When I decide to get married, I plan to take my dedication and commitment seriously. I do not plan to stand and make such a public declaration without the thought of me or my partner making a disastrous mistake and what it could mean for our partnership. I am not at all suggesting these marriages should not have ended. I recognize that I do not know these people and have no idea what really happened in their relationships. All I am asking is do people really get married with the understanding that union means “for the rest of their lives”? And if that is not the case, why the hell get married in the first place? We currently live in a society where women have the opportunity to financially support themselves, have sex when they want to, and men can have multiple children outside of a marriage. We no longer HAVE to get married. The advantages that marriage once gave us are accessible without the ring, certificate and thousand of dollars spent on flowers.
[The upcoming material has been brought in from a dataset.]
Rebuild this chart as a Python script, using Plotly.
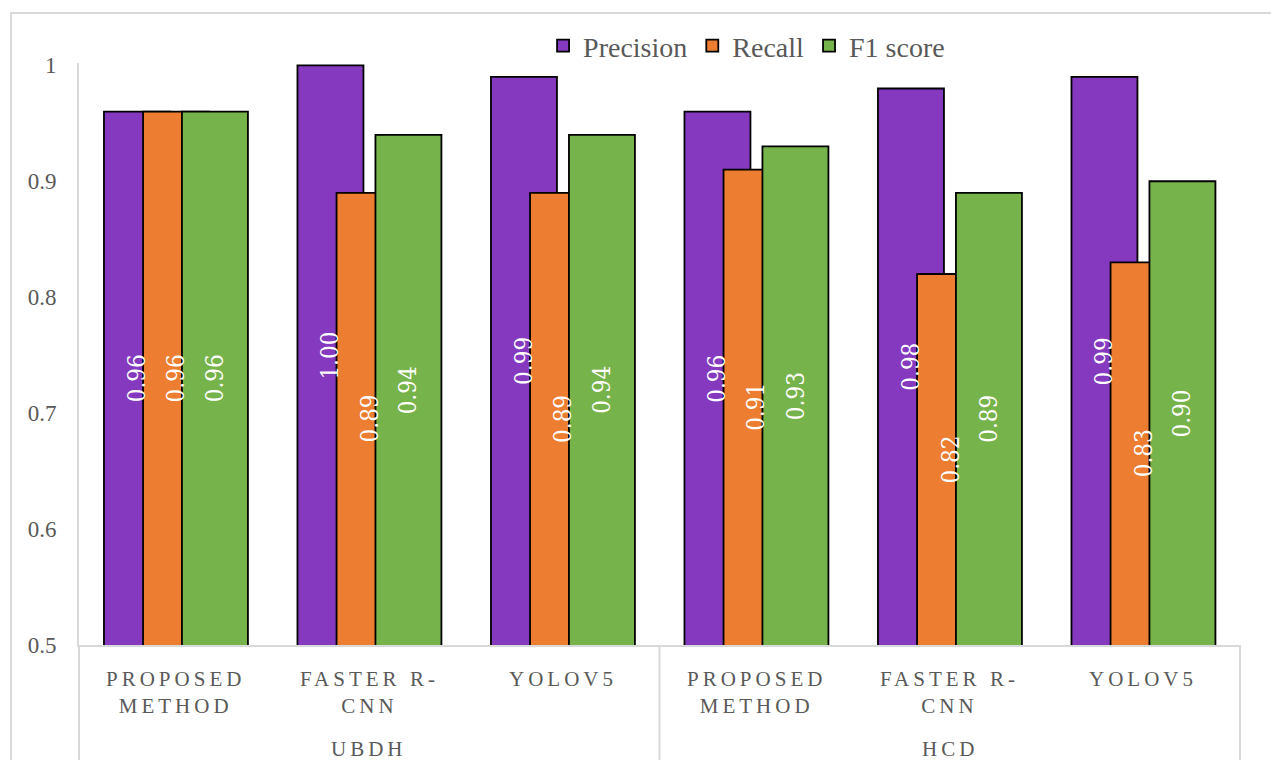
import plotly.graph_objects as go

methods = ["PROPOSED<br>METHOD", "FASTER R-<br>CNN", "YOLOV5",
           "PROPOSED<br>METHOD", "FASTER R-<br>CNN", "YOLOV5"]
datasets = ["UBDH", "HCD"]
precision = [0.96, 1.00, 0.99, 0.96, 0.98, 0.99]
recall = [0.96, 0.89, 0.89, 0.91, 0.82, 0.83]
f1 = [0.96, 0.94, 0.94, 0.93, 0.89, 0.90]
y_ticks = [0.5, 0.6, 0.7, 0.8, 0.9, 1.0]
y_tick_text = ["0.5", "0.6", "0.7", "0.8", "0.9", "1"]

FONT = "Liberation Serif"
LABEL_FONT = "DejaVu Serif Condensed, DejaVu Serif, Liberation Serif"
GREY = "#595959"
LINE = "#d9d9d9"
colors = ["#8439BE", "#ED7D31", "#77B34B"]
names = ["Precision", "Recall", "F1 score"]
series = [precision, recall, f1]

W = 0.341
offsets = [-0.371, -0.169, 0.032]

xs = list(range(len(methods)))
fig = go.Figure()
for name, vals, col, off in zip(names, series, colors, offsets):
    fig.add_trace(go.Bar(
        x=xs, y=vals, name=name, width=W, offset=off,
        marker=dict(color=col, line=dict(color="black", width=1.8)),
    ))

annotations = []
for vals, off in zip(series, offsets):
    for i, v in enumerate(vals):
        annotations.append(dict(
            x=i + off + W / 2, y=(0.5 + v) / 2, xref="x", yref="y",
            text=f"{v:.2f}", textangle=-90, showarrow=False,
            font=dict(family=LABEL_FONT, size=24, color="white"),
        ))

def spaced(t, ls=4):
    return "<br>".join(f'<span style="letter-spacing:{ls}px">{p}</span>' for p in t.split("<br>"))

for i, m in enumerate(methods):
    annotations.append(dict(
        x=i, y=0, xref="x", yref="paper", yanchor="top", yshift=-20,
        text=spaced(m), showarrow=False,
        font=dict(family=FONT, size=21, color=GREY),
    ))
for j, d in enumerate(datasets):
    annotations.append(dict(
        x=1 + 3 * j, y=0, xref="x", yref="paper", yanchor="middle", yshift=-104,
        text=spaced(d), showarrow=False,
        font=dict(family=FONT, size=21, color=GREY),
    ))

ph = 582.0
shapes = [
    dict(type="line", xref="paper", yref="paper", x0=0, x1=0, y0=0, y1=-115 / ph,
         line=dict(color=LINE, width=2)),
    dict(type="line", xref="paper", yref="paper", x0=0.5, x1=0.5, y0=0, y1=-115 / ph,
         line=dict(color=LINE, width=2)),
    dict(type="line", xref="paper", yref="paper", x0=1, x1=1, y0=0, y1=-115 / ph,
         line=dict(color=LINE, width=2)),
    dict(type="rect", xref="paper", yref="paper",
         x0=(11 - 79) / 1161, x1=(1300 - 79) / 1161,
         y0=-200 / ph, y1=1 + (63 - 13) / ph,
         line=dict(color=LINE, width=2), fillcolor="rgba(0,0,0,0)", layer="below"),
]

fig.update_layout(
    width=1271, height=760,
    margin=dict(l=79, r=31, t=63, b=115),
    barmode="overlay",
    plot_bgcolor="white", paper_bgcolor="white",
    font=dict(family=FONT, color=GREY),
    xaxis=dict(range=[-0.5, 5.5], showticklabels=False, showgrid=False, zeroline=False,
               showline=True, linecolor=LINE, linewidth=2, ticks=""),
    yaxis=dict(range=[0.5, 1.002], tickvals=y_ticks, ticktext=y_tick_text,
               showgrid=False, zeroline=False, showline=True, linecolor=LINE, linewidth=2,
               ticks="", ticklabelstandoff=16, tickfont=dict(family=FONT, size=23, color=GREY)),
    legend=dict(orientation="h", x=0.575, xanchor="center", y=1 + (645 - 46 - 582) / ph,
                yanchor="middle", font=dict(family=FONT, size=28, color=GREY),
                bgcolor="rgba(0,0,0,0)"),
    annotations=annotations,
    shapes=shapes,
    showlegend=True,
)

fig.write_html("out.html")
So, if people are going to do it, shouldn’t we truly consider are partners as people we are want to be with for the REST OF OUR LIVES? Even when they screw up?  Why do it, if the union and commitment doesn’t mean anything?

This one is controversial and I know there are plenty out there who think I’m crazy. Love to hear what you guys think. 

Sunday, May 23, 2010

FIVE GREAT THINGS ABOUT BEING SINGLE



As much as I am anxious to fall in love, every now and then I have moments of pure appreciation of being single. So much of our lives are about other people. Our jobs, friends, family, kids. We are quick to overlook the freedom to wake up when you want to, decide to have a fabulous meal even when the fridge is stalked, or something simple as never having to figure out what movie to see.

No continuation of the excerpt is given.